DARK MATTER

The simple Big Bang theory is, however, not without its potential problems, and some aspects require further investigation and explanation. One such problem is the rather unfortunate fact that about 90% of the matter which is predicted to exist in the universe appears to be invisible or otherwise unaccounted for!

The evenness of the cosmic microwave background radiation (the afterglow of the initial Big Bang) suggests that the matter emitted from the Big Bang should have been spread around very smoothly. But we know that the universe is in fact clumpy, with clusters of galaxies and great voids of empty space in between. Actually, in 1992, NASA’s Cosmic Background Explorer (COBE) satellite did discover some variations or ripples in the brightness of the afterglow, which probably resulted from a period about 450,000 years after the Big Bang, when some parts of the universe became just a few thousandths of a per cent denser than others. These barely noticeable clumps of matter grew to become bigger clumps due to the cumulative effects of gravity, and the denser regions (the “seeds” of structure) became ever denser over time, leading to the great clusters of galaxies we see today.

However, the modelling of this theory revealed that the 13.7 billion years which has elapsed since the Big Bang is actually nowhere near long enough for the huge structures of today’s universe to have developed, by the gradual process of gravity and increasing density, out of the tiny imperfections and clumps indicated by the COBE satellite. This could only have happened if there was, and/or is, much more matter in the universe than our estimates of the matter tied up in visible stars. This has led to speculation about so-called "dark matter", an unknown substance which emits no light, heat, radio waves, nor any other kind of radiation (thus making extremely hard to detect).

(Click for a larger version) Ring of dark matter in the galaxy cluster Cl 0024+17 (Source: Hubble Site: http://hubblesite.org/newscenter/ archive/releases/2007/17/)

There is corroborating evidence for the existence of dark matter from other sources. The stars in spiral galaxies like our own Milky Way whirl about the galactic centre, prevented from flying off into intergalactic space by gravity. However, calculations of the speed of the whirling (dating back to work by Fritz Zwicky and Vera Rubin in the 1930s) suggest that the galaxy is actually spinning much faster than it theoretically should be in order to maintain its current equilibrium, and the only way this can occur is if galaxies (ours and all the others) actually contain about ten times as much matter as is visible in stars. The same applies on a larger scale to entire clusters of galaxies, millions of light years across, which would also need to contain about ten times more material than we can see in order to hold together. By coincidence, this is exactly the factor of additional matter required by the models to allow the structures we see in today’s universe to have developed from the ripples in the cosmic microwave background radiation discovered by the COBE satellite.
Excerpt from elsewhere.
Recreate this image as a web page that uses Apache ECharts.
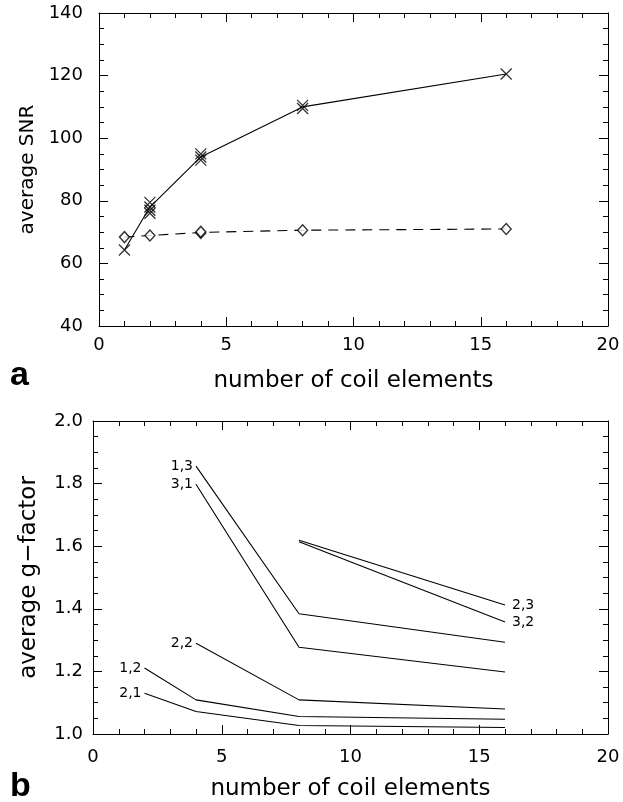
<!DOCTYPE html>
<html>
<head>
<meta charset="utf-8">
<script src="https://cdn.jsdelivr.net/npm/echarts@6/dist/echarts.min.js"></script>
<style>
html,body{margin:0;padding:0;background:#fff;}
#chart{width:623px;height:802px;}
</style>
</head>
<body>
<div id="chart"></div>
<script>
// ---- Panel a: average SNR ----
const snrCrossX = [1, 2, 2, 2, 2, 4, 4, 4, 8, 8, 16];
const snrCrossY = [64.3, 79.5, 78, 77, 76, 95, 94, 93, 110.5, 109.5, 120.5];
const snrLineX = [1, 2, 4, 8, 16];
const snrLineY = [64.3, 78, 94, 110, 120.5];
const snrDiamondX = [1, 2, 4, 4, 8, 16];
const snrDiamondY = [68.4, 68.9, 69.7, 70.1, 70.6, 71.0];
const snrDashX = [1, 2, 4, 8, 16];
const snrDashY = [68.4, 68.9, 69.9, 70.6, 71.0];

// ---- Panel b: average g-factor ----
const gNames = ['1,3', '3,1', '2,2', '1,2', '2,1', '2,3', '3,2'];
const gX = [
  [4, 8, 16],
  [4, 8, 16],
  [4, 8, 16],
  [2, 4, 8, 16],
  [2, 4, 8, 16],
  [8, 16],
  [8, 16]
];
const gY = [
  [1.856, 1.384, 1.293],
  [1.798, 1.277, 1.198],
  [1.290, 1.109, 1.080],
  [1.211, 1.109, 1.056, 1.047],
  [1.130, 1.072, 1.027, 1.021],
  [1.619, 1.412],
  [1.614, 1.358]
];
const gLabelAtEnd = [false, false, false, false, false, true, true];

const xTitle = 'number of coil elements';
const yTitleA = 'average SNR';
const yTitleB = 'average g\u2212factor';

const FONT = 'DejaVu Sans';
const zip = (xs, ys) => xs.map((x, i) => [x, ys[i]]);

function baseAxisStyle(showLabel) {
  return {
    axisLine: { show: true, onZero: false, lineStyle: { color: '#000', width: 1 } },
    axisTick: { show: true, inside: true, length: 9, lineStyle: { color: '#000', width: 1 } },
    minorTick: { show: true, length: 5, lineStyle: { color: '#000', width: 1 } },
    splitLine: { show: false },
    axisLabel: { show: showLabel, color: '#000', fontFamily: FONT, fontSize: 18 }
  };
}

function xAxisDef(grid, pos, showLabel, extra) {
  const a = baseAxisStyle(showLabel);
  a.minorTick.splitNumber = 5;
  return Object.assign({
    type: 'value', gridIndex: grid, position: pos, min: 0, max: 20, interval: 5
  }, a, extra || {});
}
function yAxisDef(grid, pos, showLabel, min, max, interval, extra) {
  const a = baseAxisStyle(showLabel);
  a.minorTick.splitNumber = 4;
  return Object.assign({
    type: 'value', gridIndex: grid, position: pos, min: min, max: max, interval: interval
  }, a, extra || {});
}

const titleStyle = { color: '#000', fontFamily: FONT, fontSize: 23 };

const xAxes = [
  xAxisDef(0, 'bottom', true, { name: xTitle, nameLocation: 'middle', nameGap: 44, nameTextStyle: titleStyle,
    axisLabel: { show: true, color: '#000', fontFamily: FONT, fontSize: 18, margin: 10 } }),
  xAxisDef(0, 'top', false),
  xAxisDef(1, 'bottom', true, { name: xTitle, nameLocation: 'middle', nameGap: 44, nameTextStyle: titleStyle,
    axisLabel: { show: true, color: '#000', fontFamily: FONT, fontSize: 18, margin: 14 } }),
  xAxisDef(1, 'top', false)
];
const yAxes = [
  yAxisDef(0, 'left', true, 40, 140, 20, { name: yTitleA, nameLocation: 'middle', nameGap: 52, nameTextStyle: { color: '#000', fontFamily: FONT, fontSize: 20 },
    axisLabel: { show: true, color: '#000', fontFamily: FONT, fontSize: 18, margin: 16 } }),
  yAxisDef(0, 'right', false, 40, 140, 20),
  yAxisDef(1, 'left', true, 1.0, 2.0, 0.2, { name: yTitleB, nameLocation: 'middle', nameGap: 52, nameTextStyle: { color: '#000', fontFamily: FONT, fontSize: 23 },
    axisLabel: { show: true, color: '#000', fontFamily: FONT, fontSize: 18, margin: 10,
      formatter: v => v.toFixed(1) } }),
  yAxisDef(1, 'right', false, 1.0, 2.0, 0.2)
];

const series = [
  {
    type: 'line', xAxisIndex: 0, yAxisIndex: 0, data: zip(snrLineX, snrLineY),
    symbol: 'none', lineStyle: { color: '#000', width: 1.1 }, silent: true, z: 2
  },
  {
    type: 'scatter', xAxisIndex: 0, yAxisIndex: 0, data: zip(snrCrossX, snrCrossY),
    symbol: 'path://M0,0L10,10M10,0L0,10', symbolSize: 11,
    itemStyle: { color: 'none', borderColor: '#000', borderWidth: 1.3 }, silent: true, z: 3
  },
  {
    type: 'line', xAxisIndex: 0, yAxisIndex: 0, data: zip(snrDashX, snrDashY),
    symbol: 'none', lineStyle: { color: '#000', width: 1.1, type: [10, 7] }, silent: true, z: 2
  },
  {
    type: 'scatter', xAxisIndex: 0, yAxisIndex: 0, data: zip(snrDiamondX, snrDiamondY),
    symbol: 'diamond', symbolSize: [10, 11],
    itemStyle: { color: '#fff', borderColor: '#000', borderWidth: 1.4 }, silent: true, z: 3
  }
];

gNames.forEach((name, i) => {
  const pts = zip(gX[i], gY[i]);
  const li = gLabelAtEnd[i] ? pts.length - 1 : 0;
  const data = pts.map((p, j) => {
    if (j !== li) return { value: p };
    return {
      value: p,
      label: {
        show: true, formatter: name, position: gLabelAtEnd[i] ? 'right' : 'left',
        distance: gLabelAtEnd[i] ? 7 : 3,
        color: '#000', fontFamily: FONT, fontSize: 14
      }
    };
  });
  series.push({
    type: 'line', name: name, xAxisIndex: 2, yAxisIndex: 2, data: data,
    symbol: 'circle', symbolSize: 0, showSymbol: true,
    itemStyle: { color: '#000' },
    lineStyle: { color: '#000', width: 1.1 }, silent: true
  });
});

const chart = echarts.init(document.getElementById('chart'), null, { renderer: 'canvas' });
chart.setOption({
  animation: false,
  backgroundColor: '#fff',
  grid: [
    { left: 99, top: 13, width: 509, height: 313 },
    { left: 93, top: 421, width: 515, height: 317 }
  ],
  xAxis: xAxes,
  yAxis: yAxes,
  series: series,
  graphic: [
    { type: 'text', left: 10, top: 359, style: { text: 'a', fontFamily: 'Liberation Sans', fontWeight: 'bold', fontSize: 34, fill: '#000' } },
    { type: 'text', left: 10, top: 770, style: { text: 'b', fontFamily: 'Liberation Sans', fontWeight: 'bold', fontSize: 34, fill: '#000' } }
  ]
});
</script>
</body>
</html>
The problem is that dark matter, whatever it may be, is extremely hard to detect. It is affected by gravity, but not by any of the other fundamental forces; it has no electrical charge; it does not seem to stick or clump together but floats freely; and it passes through atoms of normal matter without any kind of interference we can detect.

So, despite its apparent ubiquity, no-one really knows what dark matter is. Among the possible candidates are so-called MACHOs (short for MAssive Compact Halo Objects), such as small brown and black dwarf stars, cold unattached planets, comet-like lumps of frozen hydrogen, tiny black holes, possibly even mini dark galaxies. Astronomers are using a technique known as gravitational lensing to try to spot where such matter might lie.

(Click for a larger version) Super-Kamiokande, a neutrino observatory in Japan (Source: Super-Kamiokande: http://www-sk.icrr.u-tokyo.ac.jp/sk/gallery/index-e.html)

Neutrinos and other so-called “exotic particles” are another possibility. Neutrinos are elementary particles which have no electric charge and hardly interact at all with ordinary atoms. It is hypothesized that they could have come into existence during the first second after the Big Bang as part of the reaction with the photons that were created at that time, and it is calculated that there could be hundreds of millions of them for every atom in the universe. So, even if each neutrino weighed a hundred-millionth as much as an atom, they could theoretically still be the dominant matter in the universe.

Scientists are also investigating another kind of exotic particle, known as WIMPs (short for Weakly Interacting Massive Particles), hypothetical particles which may be all around us but which pass through normal matter without stopping. Experiments to look for WIMPs are being carried out deep down in rocky mines where other cosmic rays cannot penetrate.